How many lines in this data contain the string "matplotlib"? Reply with the number only.

□ □ □ □

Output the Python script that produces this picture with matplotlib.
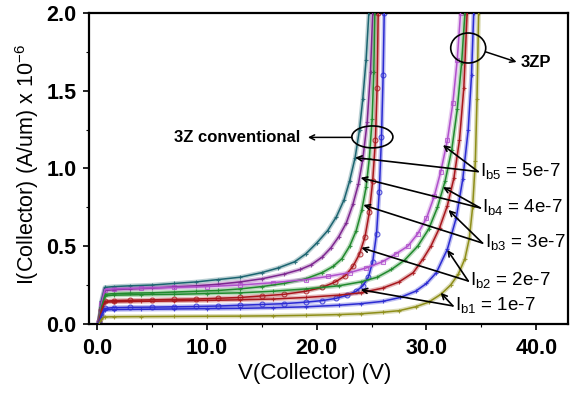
import matplotlib
matplotlib.use("Agg")
import matplotlib.pyplot as plt
from matplotlib.patches import Ellipse

plt.rcParams['font.family'] = ['Liberation Sans', 'DejaVu Sans']
plt.rcParams['mathtext.fontset'] = 'custom'
plt.rcParams['mathtext.rm'] = 'Liberation Sans'

# ---- collector current curves (V in volts, I in A/um x 1e-6) ----
# 3Z conventional device
conv_ib5_v = [0.2, 0.4, 0.7, 1.5, 3, 5, 7, 9, 11, 13, 15, 16.5, 18, 19, 20, 21, 21.8, 22.5, 23.0, 23.5, 23.9, 24.2, 24.5, 24.75]
conv_ib5_i = [0.02, 0.15, 0.235, 0.24, 0.245, 0.25, 0.26, 0.27, 0.285, 0.30, 0.33, 0.36, 0.40, 0.45, 0.52, 0.60, 0.69, 0.80, 0.92, 1.07, 1.25, 1.45, 1.70, 2.0]
conv_ib4_v = [0.2, 0.4, 0.7, 1.5, 3, 5, 7, 9, 11, 13, 15, 17, 18.5, 19.5, 20.5, 21.3, 22.0, 22.7, 23.3, 23.8, 24.2, 24.6, 24.9, 25.1]
conv_ib4_i = [0.02, 0.13, 0.215, 0.22, 0.225, 0.23, 0.238, 0.245, 0.255, 0.27, 0.29, 0.32, 0.35, 0.38, 0.43, 0.49, 0.56, 0.65, 0.77, 0.90, 1.06, 1.30, 1.62, 2.0]
conv_ib3_v = [0.2, 0.4, 0.7, 1.5, 3, 5, 7, 9, 11, 13, 15, 17, 19, 20.5, 21.5, 22.3, 23.0, 23.6, 24.1, 24.5, 24.8, 25.05, 25.2, 25.3]
conv_ib3_i = [0.02, 0.11, 0.19, 0.195, 0.198, 0.2, 0.205, 0.21, 0.215, 0.225, 0.24, 0.26, 0.29, 0.33, 0.37, 0.42, 0.50, 0.60, 0.73, 0.88, 1.07, 1.32, 1.62, 2.0]
conv_ib2_v = [0.2, 0.4, 0.7, 1.5, 3, 5, 7, 9, 11, 13, 15, 17, 19, 20.5, 21.7, 22.6, 23.3, 23.9, 24.4, 24.8, 25.1, 25.35, 25.5, 25.6]
conv_ib2_i = [0.02, 0.09, 0.145, 0.15, 0.152, 0.155, 0.158, 0.16, 0.165, 0.17, 0.18, 0.19, 0.21, 0.235, 0.27, 0.31, 0.37, 0.45, 0.56, 0.72, 0.92, 1.18, 1.52, 2.0]
conv_ib1_v = [0.2, 0.4, 0.7, 1.5, 3, 5, 7, 9, 11, 13, 15, 17, 19, 20.5, 21.8, 22.8, 23.6, 24.2, 24.7, 25.1, 25.45, 25.7, 25.9, 26.05, 26.15]
conv_ib1_i = [0.01, 0.06, 0.10, 0.105, 0.107, 0.108, 0.11, 0.112, 0.115, 0.12, 0.125, 0.13, 0.14, 0.15, 0.165, 0.185, 0.21, 0.245, 0.30, 0.40, 0.58, 0.85, 1.2, 1.6, 2.0]

# 3ZP device
zp_ib5_v = [0.2, 0.4, 0.7, 1.5, 4, 7, 10, 13, 16, 19, 21, 23, 24.5, 26, 27.2, 28.3, 29.2, 30.0, 30.7, 31.3, 31.9, 32.4, 32.8, 33.1]
zp_ib5_i = [0.02, 0.13, 0.22, 0.225, 0.23, 0.235, 0.24, 0.25, 0.265, 0.285, 0.305, 0.33, 0.36, 0.40, 0.45, 0.50, 0.58, 0.68, 0.82, 0.98, 1.18, 1.42, 1.70, 2.0]
zp_ib4_v = [0.2, 0.4, 0.7, 1.5, 4, 7, 10, 13, 16, 19, 22, 24, 25.5, 26.8, 28.0, 29.2, 30.2, 31.0, 31.7, 32.3, 32.8, 33.2, 33.5]
zp_ib4_i = [0.02, 0.11, 0.18, 0.185, 0.188, 0.19, 0.195, 0.2, 0.21, 0.225, 0.245, 0.27, 0.30, 0.35, 0.41, 0.50, 0.61, 0.75, 0.92, 1.12, 1.38, 1.68, 2.0]
zp_ib3_v = [0.2, 0.4, 0.7, 1.5, 4, 7, 10, 13, 16, 19, 22, 24, 26, 27.5, 28.8, 29.7, 30.4, 31.2, 31.9, 32.5, 33.0, 33.4, 33.7]
zp_ib3_i = [0.02, 0.09, 0.14, 0.142, 0.145, 0.148, 0.151, 0.155, 0.16, 0.17, 0.185, 0.20, 0.23, 0.27, 0.33, 0.42, 0.50, 0.62, 0.76, 0.94, 1.18, 1.52, 2.0]
zp_ib2_v = [0.2, 0.4, 0.7, 1.5, 4, 7, 10, 13, 16, 19, 22, 24, 26, 27.6, 29.0, 30.0, 30.9, 31.9, 32.7, 33.3, 33.8, 34.1, 34.3]
zp_ib2_i = [0.01, 0.06, 0.09, 0.092, 0.094, 0.096, 0.098, 0.10, 0.104, 0.11, 0.12, 0.13, 0.145, 0.17, 0.21, 0.26, 0.33, 0.48, 0.68, 0.93, 1.25, 1.6, 2.0]
zp_ib1_v = [0.2, 0.4, 0.7, 1.5, 4, 7, 10, 13, 16, 19, 22, 24, 26, 27.5, 29, 30.2, 31.3, 32.2, 32.9, 33.5, 33.9, 34.2, 34.45, 34.6, 34.75]
zp_ib1_i = [0.005, 0.03, 0.045, 0.046, 0.047, 0.048, 0.049, 0.05, 0.052, 0.055, 0.06, 0.065, 0.075, 0.085, 0.11, 0.14, 0.19, 0.25, 0.32, 0.42, 0.55, 0.75, 1.05, 1.45, 2.0]

x_ticks = [0, 10, 20, 30, 40]
x_tick_labels = ["0.0", "10.0", "20.0", "30.0", "40.0"]
y_ticks = [0.0, 0.5, 1.0, 1.5, 2.0]
y_tick_labels = ["0.0", "0.5", "1.0", "1.5", "2.0"]

ib_labels = [r"I$_{\mathrm{b5}}$ = 5e-7", r"I$_{\mathrm{b4}}$ = 4e-7", r"I$_{\mathrm{b3}}$ = 3e-7",
             r"I$_{\mathrm{b2}}$ = 2e-7", r"I$_{\mathrm{b1}}$ = 1e-7"]

TEAL = "#1b6470"
PURPLE = "#7d2690"
VIOLET = "#b050cc"
GREEN = "#218a2e"
RED = "#a8161c"
BLUE = "#2b2bd2"
OLIVE = "#8e8e18"

fig = plt.figure(figsize=(5.71, 3.95), dpi=100)
ax = fig.add_axes([0.156, 0.180, 0.839, 0.787])

curves = [
    (conv_ib5_v, conv_ib5_i, TEAL, "+"),
    (conv_ib4_v, conv_ib4_i, PURPLE, "+"),
    (conv_ib3_v, conv_ib3_i, GREEN, "+"),
    (conv_ib2_v, conv_ib2_i, RED, "o"),
    (conv_ib1_v, conv_ib1_i, BLUE, "o"),
    (zp_ib5_v, zp_ib5_i, VIOLET, "s"),
    (zp_ib4_v, zp_ib4_i, GREEN, "+"),
    (zp_ib3_v, zp_ib3_i, RED, "+"),
    (zp_ib2_v, zp_ib2_i, BLUE, "+"),
    (zp_ib1_v, zp_ib1_i, OLIVE, "+"),
]
for v, i, c, m in curves:
    # soft band where the measured symbols sit, then the simulated line on top
    ax.plot(v, i, color=c, lw=3.2, alpha=0.3, solid_capstyle="butt", zorder=2)
    ax.plot(v, i, ls="none", marker=m, ms=3.5, mfc="none", mec=c, mew=0.8, alpha=0.8, zorder=2)
    ax.plot(v, i, color=c, lw=1.1, zorder=3)

ax.set_xlim(-0.73, 42.9)
ax.set_ylim(0, 2.0)
ax.set_xticks(x_ticks)
ax.set_xticklabels(x_tick_labels)
ax.set_yticks(y_ticks)
ax.set_yticklabels(y_tick_labels)
ax.set_yticks([0.25, 0.75, 1.25, 1.75], minor=True)
ax.set_xticks([5, 15, 25, 35], minor=True)
ax.tick_params(which="major", direction="out", length=4, width=1.2, labelsize=15.5)
ax.tick_params(axis="x", which="major", pad=6)
ax.tick_params(axis="y", which="major", pad=5)
ax.tick_params(which="minor", direction="out", length=2.5, width=0.8)
for lab in ax.get_xticklabels() + ax.get_yticklabels():
    lab.set_fontweight("bold")
for s in ax.spines.values():
    s.set_linewidth(1.6)

ax.set_xlabel("V(Collector) (V)", fontsize=16)
ax.xaxis.set_label_coords(0.47, -0.125)
ax.set_ylabel(r"I(Collector) (A/um) x 10$^{\mathrm{-6}}$", fontsize=15.5)
ax.yaxis.set_label_coords(-0.1, 0.514)

# Ib annotations: (label anchor, conventional arrow tip, 3ZP arrow tip)
ann = [
    ((34.7, 0.98), (23.5, 1.07), (31.5, 1.15)),
    ((34.9, 0.746), (24.0, 0.94), (31.5, 0.88)),
    ((35.1, 0.52), (24.25, 0.765), (32.0, 0.733)),
    ((33.8, 0.276), (24.07, 0.49), (31.9, 0.476)),
    ((32.4, 0.116), (24.0, 0.22), (31.3, 0.20)),
]
for label, (anchor, tip_c, tip_z) in zip(ib_labels, ann):
    for tip in (tip_c, tip_z):
        ax.annotate("", xy=tip, xytext=anchor,
                    arrowprops=dict(arrowstyle="->", color="black", lw=1.2,
                                    shrinkA=0, shrinkB=0, mutation_scale=9), zorder=5)
    ax.text(anchor[0] + 0.2, anchor[1], label, fontsize=13.5, ha="left", va="center", zorder=6)

# device group markers
ax.add_patch(Ellipse((25.07, 1.203), 3.74, 0.141, fill=False, ec="black", lw=1.2, zorder=5))
ax.annotate("", xy=(19.2, 1.2), xytext=(23.2, 1.2),
            arrowprops=dict(arrowstyle="->", color="black", lw=1.1, shrinkA=0, shrinkB=0, mutation_scale=9))
ax.text(18.5, 1.2, "3Z conventional", fontsize=12, fontweight="bold", ha="right", va="center")

ax.add_patch(Ellipse((33.8, 1.775), 3.19, 0.193, fill=False, ec="black", lw=1.2, zorder=5))
ax.annotate("", xy=(38.2, 1.685), xytext=(35.4, 1.75),
            arrowprops=dict(arrowstyle="->", color="black", lw=1.1, shrinkA=0, shrinkB=0, mutation_scale=9))
ax.text(38.6, 1.68, "3ZP", fontsize=12, fontweight="bold", ha="left", va="center")

fig.savefig("out.png", dpi=100)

□ □ □ □

• Expected output: 5